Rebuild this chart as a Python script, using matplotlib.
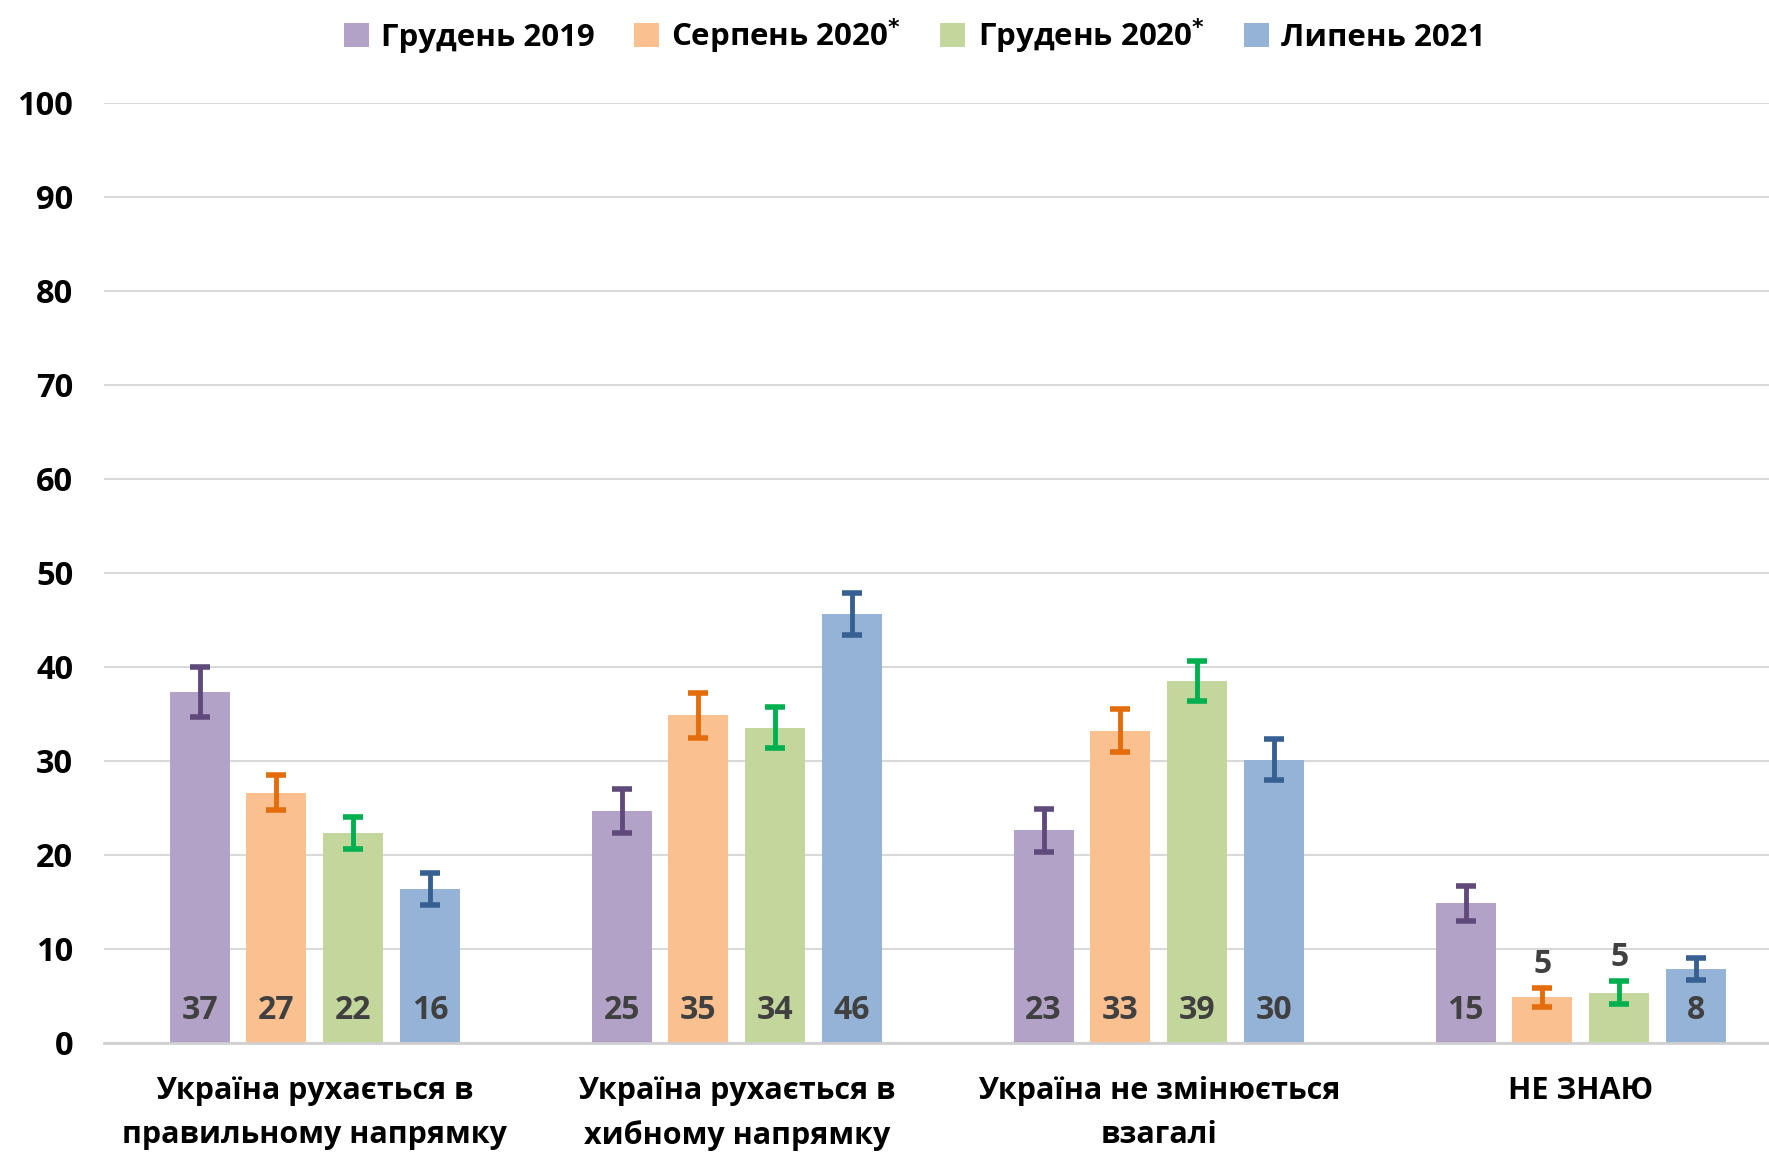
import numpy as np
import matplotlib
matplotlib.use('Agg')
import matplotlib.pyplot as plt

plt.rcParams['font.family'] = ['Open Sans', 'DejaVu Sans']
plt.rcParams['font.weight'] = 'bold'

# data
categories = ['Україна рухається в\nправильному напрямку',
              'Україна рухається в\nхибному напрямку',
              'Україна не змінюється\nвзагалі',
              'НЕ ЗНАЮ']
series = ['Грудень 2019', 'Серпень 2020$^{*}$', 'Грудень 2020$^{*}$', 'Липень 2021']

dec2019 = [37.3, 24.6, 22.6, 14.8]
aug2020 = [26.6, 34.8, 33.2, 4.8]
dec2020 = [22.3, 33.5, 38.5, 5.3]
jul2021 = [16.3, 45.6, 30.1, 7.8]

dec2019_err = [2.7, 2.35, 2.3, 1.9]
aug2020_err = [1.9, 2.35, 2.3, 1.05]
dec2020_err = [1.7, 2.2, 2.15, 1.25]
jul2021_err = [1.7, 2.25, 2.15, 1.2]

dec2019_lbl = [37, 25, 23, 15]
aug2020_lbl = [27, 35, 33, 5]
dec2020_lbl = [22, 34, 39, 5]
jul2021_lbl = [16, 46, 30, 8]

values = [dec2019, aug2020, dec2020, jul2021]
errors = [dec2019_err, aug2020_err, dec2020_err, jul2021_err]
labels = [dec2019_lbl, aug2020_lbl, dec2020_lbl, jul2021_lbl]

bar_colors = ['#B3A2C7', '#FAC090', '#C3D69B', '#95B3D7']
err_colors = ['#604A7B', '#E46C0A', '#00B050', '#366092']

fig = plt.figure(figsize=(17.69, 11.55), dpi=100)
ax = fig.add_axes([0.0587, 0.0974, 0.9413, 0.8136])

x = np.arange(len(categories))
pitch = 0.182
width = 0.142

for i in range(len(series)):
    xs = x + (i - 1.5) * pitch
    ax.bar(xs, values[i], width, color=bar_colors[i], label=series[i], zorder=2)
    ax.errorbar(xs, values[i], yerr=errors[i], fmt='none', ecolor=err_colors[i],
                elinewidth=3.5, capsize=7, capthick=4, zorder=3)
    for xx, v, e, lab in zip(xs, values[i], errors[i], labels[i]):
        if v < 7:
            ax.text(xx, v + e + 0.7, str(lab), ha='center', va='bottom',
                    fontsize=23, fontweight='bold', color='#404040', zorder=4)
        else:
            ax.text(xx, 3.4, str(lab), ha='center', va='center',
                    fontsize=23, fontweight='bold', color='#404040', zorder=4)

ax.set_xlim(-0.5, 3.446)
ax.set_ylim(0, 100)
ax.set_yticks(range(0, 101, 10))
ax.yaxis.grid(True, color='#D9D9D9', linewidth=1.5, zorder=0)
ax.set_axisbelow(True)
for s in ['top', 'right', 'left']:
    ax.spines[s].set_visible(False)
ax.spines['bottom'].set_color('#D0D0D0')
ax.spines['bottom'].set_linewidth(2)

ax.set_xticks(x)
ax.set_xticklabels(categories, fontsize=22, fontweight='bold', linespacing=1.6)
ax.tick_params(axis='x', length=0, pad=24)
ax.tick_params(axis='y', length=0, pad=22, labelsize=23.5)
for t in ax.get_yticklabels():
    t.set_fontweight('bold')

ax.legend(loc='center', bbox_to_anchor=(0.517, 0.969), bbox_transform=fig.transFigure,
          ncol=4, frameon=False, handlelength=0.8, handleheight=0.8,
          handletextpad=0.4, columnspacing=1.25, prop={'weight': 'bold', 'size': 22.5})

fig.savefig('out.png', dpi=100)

GIVEN TASK:
Omit the pictures, then quote the rest of the material above exactly.

TASK RESPONSE:
Rebuild this chart as a Python script, using matplotlib.
import numpy as np
import matplotlib
matplotlib.use('Agg')
import matplotlib.pyplot as plt

plt.rcParams['font.family'] = ['Open Sans', 'DejaVu Sans']
plt.rcParams['font.weight'] = 'bold'

# data
categories = ['Україна рухається в\nправильному напрямку',
              'Україна рухається в\nхибному напрямку',
              'Україна не змінюється\nвзагалі',
              'НЕ ЗНАЮ']
series = ['Грудень 2019', 'Серпень 2020$^{*}$', 'Грудень 2020$^{*}$', 'Липень 2021']

dec2019 = [37.3, 24.6, 22.6, 14.8]
aug2020 = [26.6, 34.8, 33.2, 4.8]
dec2020 = [22.3, 33.5, 38.5, 5.3]
jul2021 = [16.3, 45.6, 30.1, 7.8]

dec2019_err = [2.7, 2.35, 2.3, 1.9]
aug2020_err = [1.9, 2.35, 2.3, 1.05]
dec2020_err = [1.7, 2.2, 2.15, 1.25]
jul2021_err = [1.7, 2.25, 2.15, 1.2]

dec2019_lbl = [37, 25, 23, 15]
aug2020_lbl = [27, 35, 33, 5]
dec2020_lbl = [22, 34, 39, 5]
jul2021_lbl = [16, 46, 30, 8]

values = [dec2019, aug2020, dec2020, jul2021]
errors = [dec2019_err, aug2020_err, dec2020_err, jul2021_err]
labels = [dec2019_lbl, aug2020_lbl, dec2020_lbl, jul2021_lbl]

bar_colors = ['#B3A2C7', '#FAC090', '#C3D69B', '#95B3D7']
err_colors = ['#604A7B', '#E46C0A', '#00B050', '#366092']

fig = plt.figure(figsize=(17.69, 11.55), dpi=100)
ax = fig.add_axes([0.0587, 0.0974, 0.9413, 0.8136])

x = np.arange(len(categories))
pitch = 0.182
width = 0.142

for i in range(len(series)):
    xs = x + (i - 1.5) * pitch
    ax.bar(xs, values[i], width, color=bar_colors[i], label=series[i], zorder=2)
    ax.errorbar(xs, values[i], yerr=errors[i], fmt='none', ecolor=err_colors[i],
                elinewidth=3.5, capsize=7, capthick=4, zorder=3)
    for xx, v, e, lab in zip(xs, values[i], errors[i], labels[i]):
        if v < 7:
            ax.text(xx, v + e + 0.7, str(lab), ha='center', va='bottom',
                    fontsize=23, fontweight='bold', color='#404040', zorder=4)
        else:
            ax.text(xx, 3.4, str(lab), ha='center', va='center',
                    fontsize=23, fontweight='bold', color='#404040', zorder=4)

ax.set_xlim(-0.5, 3.446)
ax.set_ylim(0, 100)
ax.set_yticks(range(0, 101, 10))
ax.yaxis.grid(True, color='#D9D9D9', linewidth=1.5, zorder=0)
ax.set_axisbelow(True)
for s in ['top', 'right', 'left']:
    ax.spines[s].set_visible(False)
ax.spines['bottom'].set_color('#D0D0D0')
ax.spines['bottom'].set_linewidth(2)

ax.set_xticks(x)
ax.set_xticklabels(categories, fontsize=22, fontweight='bold', linespacing=1.6)
ax.tick_params(axis='x', length=0, pad=24)
ax.tick_params(axis='y', length=0, pad=22, labelsize=23.5)
for t in ax.get_yticklabels():
    t.set_fontweight('bold')

ax.legend(loc='center', bbox_to_anchor=(0.517, 0.969), bbox_transform=fig.transFigure,
          ncol=4, frameon=False, handlelength=0.8, handleheight=0.8,
          handletextpad=0.4, columnspacing=1.25, prop={'weight': 'bold', 'size': 22.5})

fig.savefig('out.png', dpi=100)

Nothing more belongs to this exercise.